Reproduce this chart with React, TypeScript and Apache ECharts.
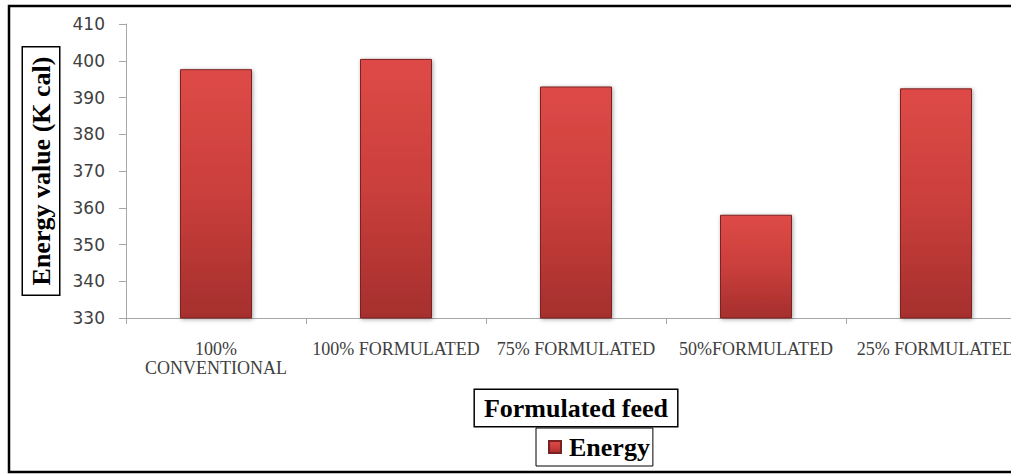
import React, { useEffect, useRef } from "react";
import * as echarts from "echarts";

const categories = ["100%\nCONVENTIONAL", "100% FORMULATED", "75% FORMULATED", "50%FORMULATED", "25% FORMULATED"];
const energyValues = [397.7, 400.5, 393.0, 358.1, 392.5];
const yTicks = { min: 330, max: 410, interval: 10 };
const seriesName = "Energy";
const xAxisTitle = "Formulated feed";
const yAxisTitle = "Energy value (K cal)";

export default function App() {
  const ref = useRef<HTMLDivElement>(null);
  useEffect(() => {
    if (!ref.current) return;
    const chart = echarts.init(ref.current, null, { renderer: "svg" });
    const barColor = new echarts.graphic.LinearGradient(0, 0, 0, 1, [
      { offset: 0, color: "#de4a47" },
      { offset: 0.5, color: "#ca3f3c" },
      { offset: 1, color: "#a52f2d" },
    ]);
    chart.setOption({
      animation: false,
      backgroundColor: "#ffffff",
      grid: { left: 126, top: 24, width: 900, bottom: 156 },
      graphic: [
        {
          type: "rect",
          shape: { x: 9, y: 6, width: 1040, height: 466 },
          style: { fill: "none", stroke: "#000", lineWidth: 2.5 },
          silent: true,
          z: 100,
        },
      ],
      legend: {
        data: [seriesName],
        left: 536,
        top: 428,
        icon: "rect",
        itemWidth: 12,
        itemHeight: 12,
        borderColor: "#000",
        borderWidth: 1,
        padding: [6, 3, 6, 12],
        backgroundColor: "#fff",
        textStyle: { fontFamily: "Liberation Serif", fontWeight: "bold", fontSize: 26, color: "#000", padding: [0, 0, 0, 3] },
      },
      xAxis: {
        type: "category",
        data: categories,
        name: xAxisTitle,
        nameLocation: "middle",
        nameGap: 72,
        nameTextStyle: {
          fontFamily: "Liberation Serif",
          fontWeight: "bold",
          fontSize: 26,
          color: "#000",
          borderColor: "#000",
          borderWidth: 1.5,
          padding: [5, 9, 5, 9],
          backgroundColor: "#fff",
        },
        axisLine: { lineStyle: { color: "#a6a6a6", width: 1 } },
        axisTick: { show: true, length: 6, lineStyle: { color: "#a6a6a6" } },
        axisLabel: {
          fontFamily: "Liberation Serif",
          fontSize: 18,
          lineHeight: 19,
          color: "#404040",
          margin: 21,
          interval: 0,
        },
      },
      yAxis: {
        type: "value",
        min: yTicks.min,
        max: yTicks.max,
        interval: yTicks.interval,
        name: yAxisTitle,
        nameLocation: "middle",
        nameGap: 67,
        nameTextStyle: {
          fontFamily: "Liberation Serif",
          fontWeight: "bold",
          fontSize: 26,
          color: "#000",
          borderColor: "#000",
          borderWidth: 1.5,
          padding: [5, 9, 5, 9],
          backgroundColor: "#fff",
        },
        splitLine: { show: false },
        axisLine: { show: true, lineStyle: { color: "#a6a6a6", width: 1 } },
        axisTick: { show: true, length: 7, lineStyle: { color: "#a6a6a6" } },
        axisLabel: {
          fontFamily: "DejaVu Sans",
          fontSize: 17,
          color: "#404040",
          margin: 21,
        },
      },
      series: [
        {
          name: seriesName,
          type: "bar",
          data: energyValues,
          barWidth: "40%",
          itemStyle: {
            color: barColor,
            borderColor: "#7a2222",
            borderWidth: 1,
            shadowColor: "rgba(0,0,0,0.35)",
            shadowBlur: 4,
            shadowOffsetX: 1,
            shadowOffsetY: 1,
          },
        },
      ],
    });
    return () => chart.dispose();
  }, []);
  return (
    <div
      style={{ position: "fixed", left: 0, top: 0, width: 1011, height: 474, overflow: "hidden", background: "#fff" }}
    >
      <div ref={ref} style={{ width: 1030, height: 474 }} />
    </div>
  );
}
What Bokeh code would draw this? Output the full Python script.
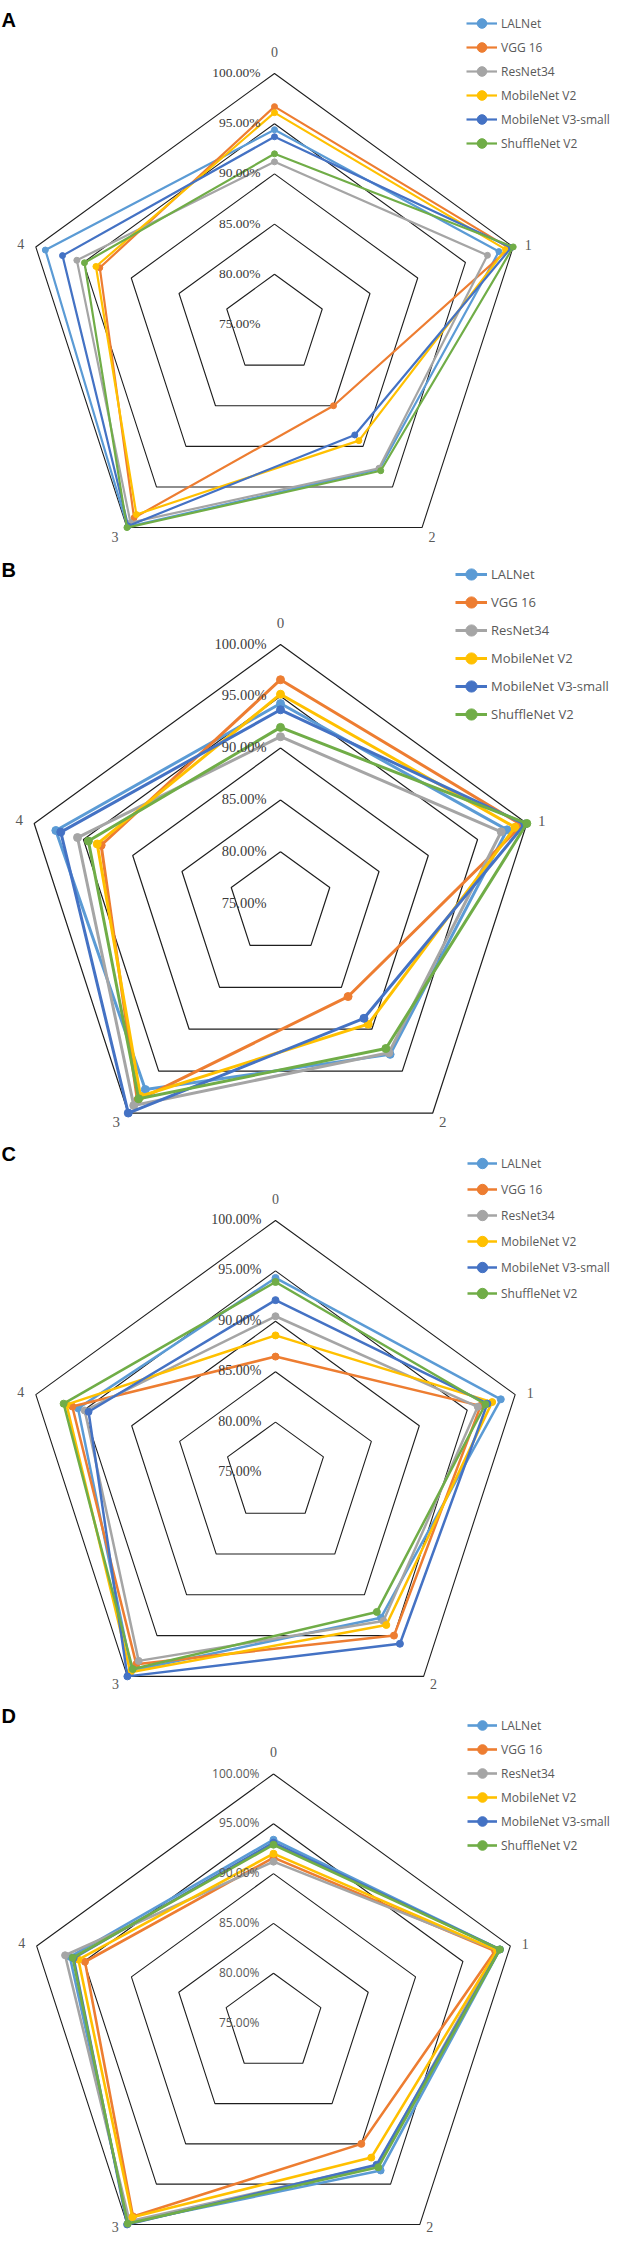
|---|
PROBLEM REQUIREMENTS
Return each line of the data, keeping its wording exact and omitting pictures.

SOLUTION
Reproduce this chart with React, TypeScript and Apache ECharts.
import React, { useEffect, useRef } from "react";
import * as echarts from "echarts";

const categories = ["100%\nCONVENTIONAL", "100% FORMULATED", "75% FORMULATED", "50%FORMULATED", "25% FORMULATED"];
const energyValues = [397.7, 400.5, 393.0, 358.1, 392.5];
const yTicks = { min: 330, max: 410, interval: 10 };
const seriesName = "Energy";
const xAxisTitle = "Formulated feed";
const yAxisTitle = "Energy value (K cal)";

export default function App() {
  const ref = useRef<HTMLDivElement>(null);
  useEffect(() => {
    if (!ref.current) return;
    const chart = echarts.init(ref.current, null, { renderer: "svg" });
    const barColor = new echarts.graphic.LinearGradient(0, 0, 0, 1, [
      { offset: 0, color: "#de4a47" },
      { offset: 0.5, color: "#ca3f3c" },
      { offset: 1, color: "#a52f2d" },
    ]);
    chart.setOption({
      animation: false,
      backgroundColor: "#ffffff",
      grid: { left: 126, top: 24, width: 900, bottom: 156 },
      graphic: [
        {
          type: "rect",
          shape: { x: 9, y: 6, width: 1040, height: 466 },
          style: { fill: "none", stroke: "#000", lineWidth: 2.5 },
          silent: true,
          z: 100,
        },
      ],
      legend: {
        data: [seriesName],
        left: 536,
        top: 428,
        icon: "rect",
        itemWidth: 12,
        itemHeight: 12,
        borderColor: "#000",
        borderWidth: 1,
        padding: [6, 3, 6, 12],
        backgroundColor: "#fff",
        textStyle: { fontFamily: "Liberation Serif", fontWeight: "bold", fontSize: 26, color: "#000", padding: [0, 0, 0, 3] },
      },
      xAxis: {
        type: "category",
        data: categories,
        name: xAxisTitle,
        nameLocation: "middle",
        nameGap: 72,
        nameTextStyle: {
          fontFamily: "Liberation Serif",
          fontWeight: "bold",
          fontSize: 26,
          color: "#000",
          borderColor: "#000",
          borderWidth: 1.5,
          padding: [5, 9, 5, 9],
          backgroundColor: "#fff",
        },
        axisLine: { lineStyle: { color: "#a6a6a6", width: 1 } },
        axisTick: { show: true, length: 6, lineStyle: { color: "#a6a6a6" } },
        axisLabel: {
          fontFamily: "Liberation Serif",
          fontSize: 18,
          lineHeight: 19,
          color: "#404040",
          margin: 21,
          interval: 0,
        },
      },
      yAxis: {
        type: "value",
        min: yTicks.min,
        max: yTicks.max,
        interval: yTicks.interval,
        name: yAxisTitle,
        nameLocation: "middle",
        nameGap: 67,
        nameTextStyle: {
          fontFamily: "Liberation Serif",
          fontWeight: "bold",
          fontSize: 26,
          color: "#000",
          borderColor: "#000",
          borderWidth: 1.5,
          padding: [5, 9, 5, 9],
          backgroundColor: "#fff",
        },
        splitLine: { show: false },
        axisLine: { show: true, lineStyle: { color: "#a6a6a6", width: 1 } },
        axisTick: { show: true, length: 7, lineStyle: { color: "#a6a6a6" } },
        axisLabel: {
          fontFamily: "DejaVu Sans",
          fontSize: 17,
          color: "#404040",
          margin: 21,
        },
      },
      series: [
        {
          name: seriesName,
          type: "bar",
          data: energyValues,
          barWidth: "40%",
          itemStyle: {
            color: barColor,
            borderColor: "#7a2222",
            borderWidth: 1,
            shadowColor: "rgba(0,0,0,0.35)",
            shadowBlur: 4,
            shadowOffsetX: 1,
            shadowOffsetY: 1,
          },
        },
      ],
    });
    return () => chart.dispose();
  }, []);
  return (
    <div
      style={{ position: "fixed", left: 0, top: 0, width: 1011, height: 474, overflow: "hidden", background: "#fff" }}
    >
      <div ref={ref} style={{ width: 1030, height: 474 }} />
    </div>
  );
}
What Bokeh code would draw this? Output the full Python script.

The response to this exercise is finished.